Syntax: select from drop down box
This determines how rewalks are performed. The default type is New
which creates a new database and does a complete walk of everything while
not disturbing the existing database.
The rewalk type Refresh
works on the existing database and only
downloads files that have been modified or created since the last walk.
Pages that are no longer present on the server are removed from the database.
Pages that were referenced but missing in the initial walk but appear later
will be missed by refresh if their parent page has not been modified.
If you change your settings to be more inclusive (ie add extensions, ignore
robots, add domains, etc.) you should do a New
walk once as a
Refresh
will not be likely to find the newly allowed data unless
all of the pages leading to such data have been modified.

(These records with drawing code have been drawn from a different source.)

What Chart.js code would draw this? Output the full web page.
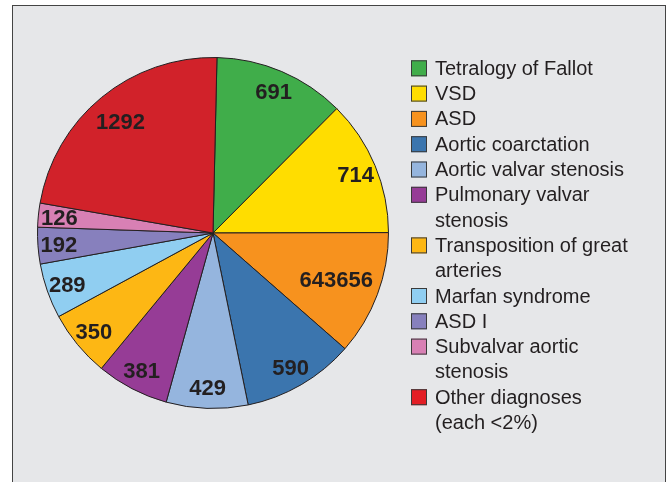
<!DOCTYPE html>
<html>
<head>
<meta charset="utf-8">
<script src="https://cdn.jsdelivr.net/npm/chart.js@4"></script>
<style>
  html, body { margin: 0; padding: 0; background: #fff; }
  #wrap { position: relative; width: 672px; height: 482px; overflow: hidden; }
  #frame {
    position: absolute; left: 12px; top: 5px; width: 652px; height: 500px;
    background: #e6e7e9; border: 1.5px solid #444; border-bottom: none;
  }
  #pie { position: absolute; left: 0; top: 0; }
</style>
</head>
<body>
<div id="wrap">
  <div id="frame"></div>
  <canvas id="pie" width="672" height="482"></canvas>
</div>
<script>
/* -------- Daten -------- */
const categories = [
  "Tetralogy of Fallot",
  "VSD",
  "ASD",
  "Aortic coarctation",
  "Aortic valvar stenosis",
  ["Pulmonary valvar", "stenosis"],
  ["Transposition of great", "arteries"],
  "Marfan syndrome",
  "ASD I",
  ["Subvalvar aortic", "stenosis"],
  ["Other diagnoses", "(each <2%)"]
];
const counts = [691, 714, 656, 590, 429, 381, 350, 289, 192, 126, 1292];
// text printed in the slices (the ASD slice reads "643656" in the original)
const sliceLabels = ["691", "714", "643656", "590", "429", "381", "350", "289", "192", "126", "1292"];
const sliceColors = [
  "#40ad4a", "#ffdd00", "#f7921e", "#3b75ae", "#95b5de", "#963c96",
  "#fdb714", "#90cef1", "#8780bd", "#d880b4", "#d1222a"
];
const legendColors = [
  "#40ad4a", "#ffdd00", "#f7921e", "#3b75ae", "#95b5de", "#963c96",
  "#fdb714", "#90cef1", "#8780bd", "#d880b4", "#e31e25"
];

const TEXT = "#231f20";

/* -------- Zahlen in den Segmenten -------- */
const sliceLabelPlugin = {
  id: "sliceLabels",
  afterDatasetsDraw(chart) {
    const ctx = chart.ctx;
    const arcs = chart.getDatasetMeta(0).data;
    ctx.save();
    ctx.font = "bold 22px 'Liberation Sans', Arial, sans-serif";
    ctx.fillStyle = TEXT;
    ctx.textAlign = "center";
    ctx.textBaseline = "middle";
    arcs.forEach((arc, i) => {
      const { x, y, startAngle, endAngle, outerRadius } = arc.getProps(["x", "y", "startAngle", "endAngle", "outerRadius"], true);
      const mid = (startAngle + endAngle) / 2;
      const txt = sliceLabels[i];
      const w = ctx.measureText(txt).width;
      // breite Zahlen etwas weiter nach innen
      const f = w > 60 ? 0.75 : (w > 45 ? 0.83 : 0.88);
      const r = outerRadius * f;
      ctx.fillText(txt, x + Math.cos(mid) * r, y + Math.sin(mid) * r + 2);
    });
    ctx.restore();
  }
};

/* -------- Legende rechts -------- */
const sideLegendPlugin = {
  id: "sideLegend",
  afterDraw(chart) {
    const ctx = chart.ctx;
    const boxX = 411, textX = 435, lineH = 25.3;
    let y = 68.3;
    ctx.save();
    ctx.font = "20px 'Liberation Sans', Arial, sans-serif";
    ctx.textBaseline = "middle";
    categories.forEach((cat, i) => {
      const lines = Array.isArray(cat) ? cat : [cat];
      ctx.fillStyle = legendColors[i];
      ctx.fillRect(boxX, y - 8, 16, 16);
      ctx.strokeStyle = "#3a3a3a";
      ctx.lineWidth = 1;
      ctx.strokeRect(boxX + 0.5, y - 7.5, 15, 15);
      ctx.fillStyle = TEXT;
      lines.forEach((ln, j) => ctx.fillText(ln, textX, y + j * lineH + 1));
      y += lines.length * lineH;
    });
    ctx.restore();
  }
};

new Chart(document.getElementById("pie"), {
  type: "pie",
  data: {
    labels: categories.map(c => Array.isArray(c) ? c.join(" ") : c),
    datasets: [{
      data: counts,
      backgroundColor: sliceColors,
      borderColor: TEXT,
      borderWidth: 1
    }]
  },
  options: {
    responsive: false,
    animation: false,
    rotation: 1.3,
    layout: { padding: { left: 37, right: 283, top: 57, bottom: 73 } },
    plugins: {
      legend: { display: false },
      tooltip: { enabled: false }
    }
  },
  plugins: [sliceLabelPlugin, sideLegendPlugin]
});
</script>
</body>
</html>
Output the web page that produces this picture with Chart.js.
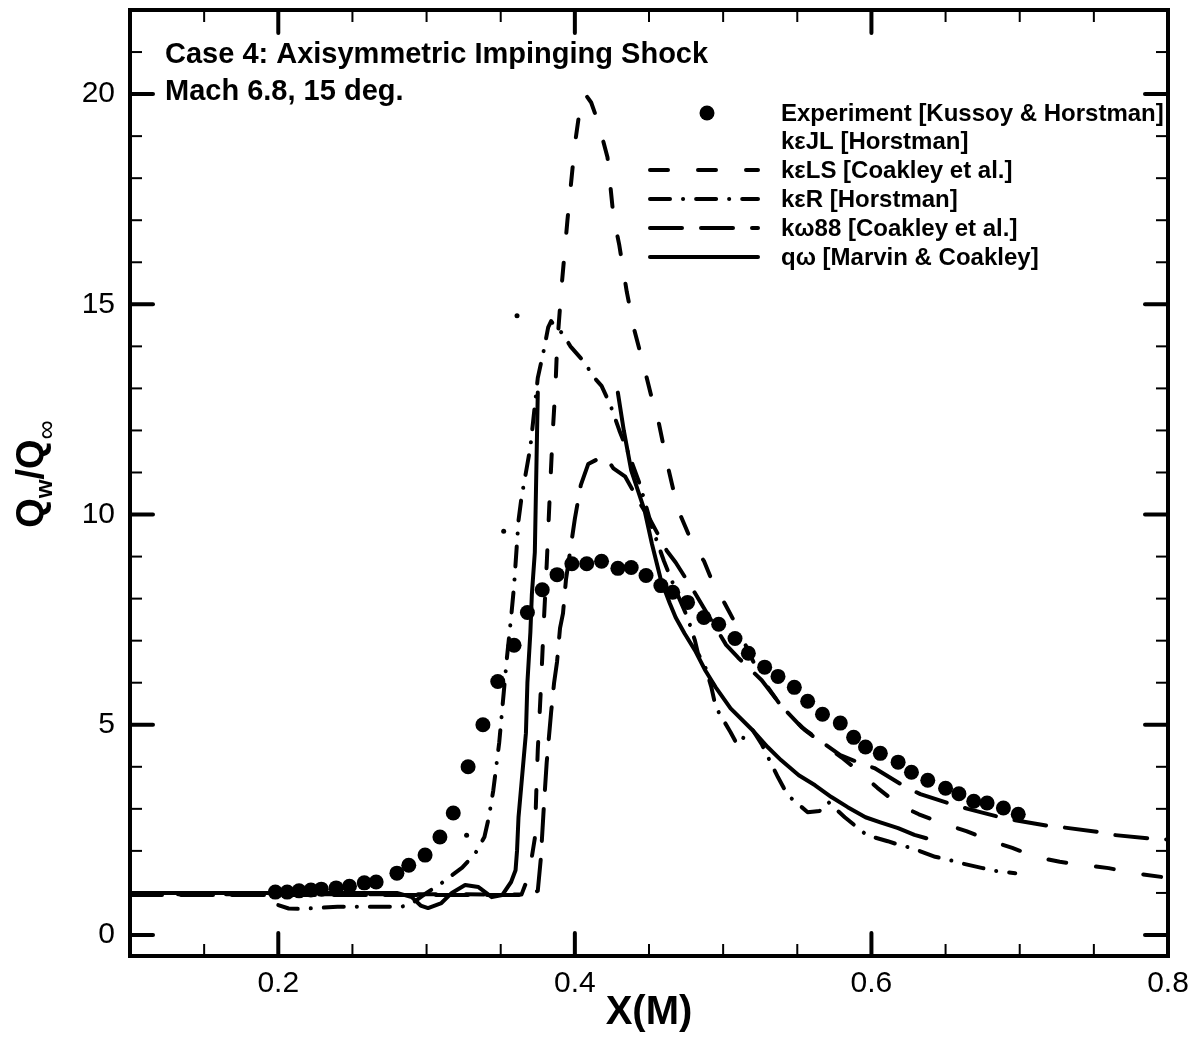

If more than 30%-50% of your site changes between walks you may be better
off using a New
walk instead of Refresh
. Also, many dynamic
content generators do not give modified dates which will cause every page
to be rewalked. In that case you should use New
instead of
Refresh
.
Method | Advantages | Disadvantages |
New | Guarantees most accurate representation of current site. | Uses more bandwidth. |
Does not disturb an existing search database. | Uses more temporary disk space. | |
Refresh | Faster. | Could get out of sync with actual site under rare circumstances. |
Uses less bandwidth. | A lot of changed pages could substantially slow searches during the walk. | |
Uses less temporary disk space. | Requires "if-modified-since" support on walked web server. | |